The heat is on - almost 10º C above the normal maximum day temperature and the night minimum - and it will be for the next while at Whistler and throughout the Lower Mainland. With temps and the humidex creeping up to levels more like Bangkok than the Coast Mountains, it's definitely time to keep your cool.
Suffering from heat exhaustion or heat stroke is no joke. In fact heat stroke, which occurs when your body has lost large amounts of salts and fluids and has an abnormally elevated temperature along with other physical and neurological symptoms, can be a life-threatening condition.
Even dehydration, which happens when your poor ol' bod simply doesn't have enough fluids to function properly, can make for dizziness, headaches, impaired physical and mental functioning, and more.
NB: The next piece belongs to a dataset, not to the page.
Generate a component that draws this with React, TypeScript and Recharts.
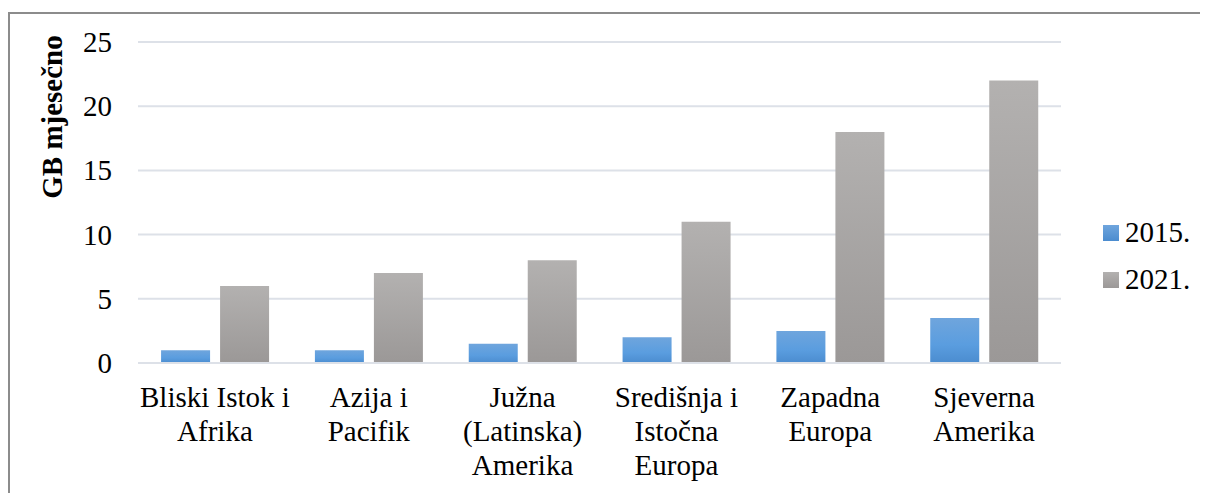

When you sweat a lot you lose both salts, or electrolytes, such as sodium, potassium and chloride, that keep cells functioning normally, plus the water content in the fluid-filled spaces surrounding your cells. That includes your brain, ergo the headaches and tired feeling when you're dehydrated.
My dear mom ended up in emergency when my parents first moved to the Okanagan because she wasn't used to the southern interior's summer heat and dryness and ended up dehydrated after not drinking enough fluids.
Too much exertion under hot conditions at work or at play can bring on any of the above. And if you've travelled to the tropics and tried the local drinks with a pinch of salt, then you know that simply drinking any old liquid isn't enough to rehydrate.
I'm not talking about a tequila shooter or a salt-rimmed margarita here. Nor over-doing it in the liquid department since too much hydration can throw you out of whack, too. But if you get severely dehydrated, you'll need commercial powdered electrolytes or sports drinks to replace those salts along with the fluids.
God forbid, if you get heat exhaustion or heat stroke, you'll need medical attention - fast, in the case of the latter. And this isn't just in the case of the elderly, the frail or those with heart or lung conditions. The healthiest and the fittest can suffer equally from any of these heat-related conditions, including our four-legged friends.
A pleasant walk with our dog in a cool, shaded park last week turned into an upsetting experience when park attendants were called in to help one family's poor mutt who had collapsed due to heat exhaustion.
Of course, you know better than locking your dog - or any pet - in a car in the summer, even with the windows open, even for "a minute." The interior of a closed car can go from 25º C to 50º C in about 15 minutes.